We left Beeley a fair bit later than intended. The bus had been held up all over the place, though the slow journey had given me chance to get a good look at the crowded magnificence of Chatsworth. It felt good to be out in the fresh air and chasing down lost stones. We set off through the village as the first spots of rain began to fall, duly booted and waterproofed and armed with the remainder of the Eccles Cakes. I’d eaten the last of the jelly babies and we’d once again forgotten the water…
“It’s not far,” he assured me as we rested by a gate after the first long climb.
“It can’t be much further…” he said as we sat panting on a rock after a steep climb through a beautiful beechwood.
“I don’t remember it being this far…” he said as I stripped off the warm coat, sweltering. “There was an ice cream van last time…”
We reached the road and continued to climb. Road? We could have driven here? Still… we had decided to walk the length of the moor, retracing a path he had taken some years earlier in search of a standing stone, so the car was not an option. And it wasn’t more than a mile or two, he said…
Sure enough, there was the ice-cream van… a battered, rusting contraption with faded stickers and a wonky, handwritten price list.
“You’re the first folk to come up the road in three months.” The tiny, wrinkled old lady who slid open the glass door looked at us curiously as she filled the cones, inserted chocolate flakes, and brandished a squeezy bottle. “Strawberry, raspberry or chocolate?” Her smile was amazing.

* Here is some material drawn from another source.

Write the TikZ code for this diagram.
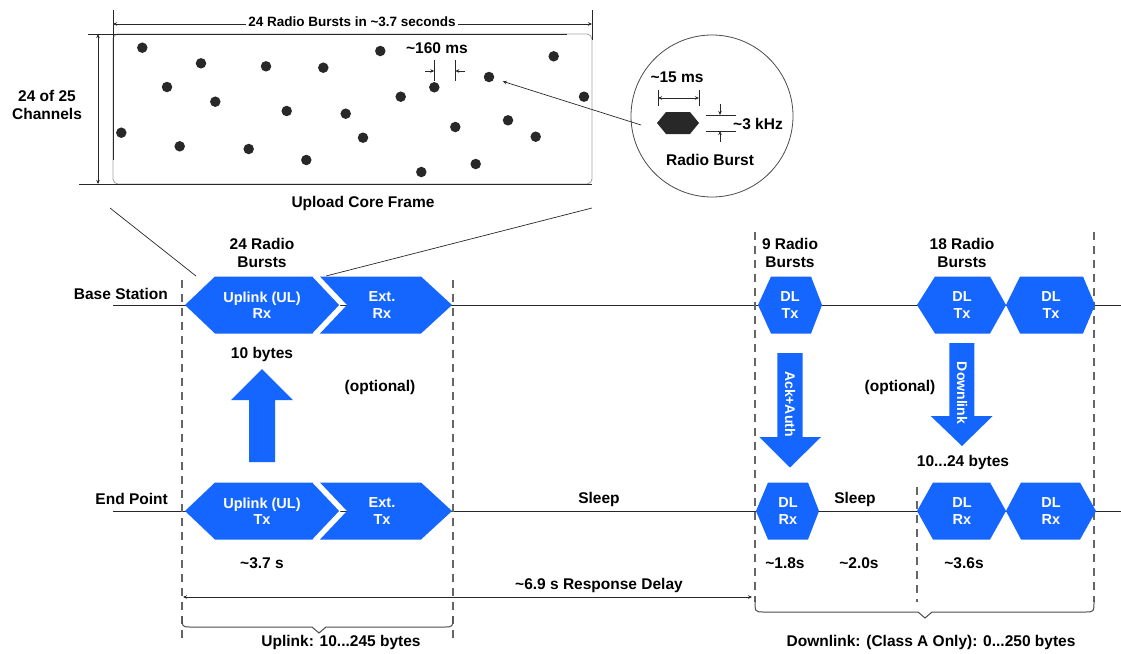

“Are you sure?” Her gaze direct, piercing… it seemed like a challenge… a test of some kind. In fact, the whole scenario seemed distinctly odd. An ice-cream van that barely seemed fit to move, let alone climb hills in the middle of nowhere… And manned… or womaned… by one of the Old Ones… or so it seemed to my overheated imagination. “It spoils the taste.” We gave in and chose raspberry instead. There was a loud bang, enough to knock the rickety price list over. “Did you see that?” Two blank faces were turned in her direction. I’d seen it alright. But I was saying nothing; I must have imagined the black-winged thing that flew the few feet through the van. Inside the van. And disappeared. She handed us the ice cream, discussed my jumper and we went our way.
Laughing, my companion bemoaned the forbidden chocolate sauce and the strangeness of the little old lady.
“She’s not just a little old lady…”
There was no answer as we looked at the gate onto the moor from which a picture of a curlew, beak curved like an ibis, looked back at us.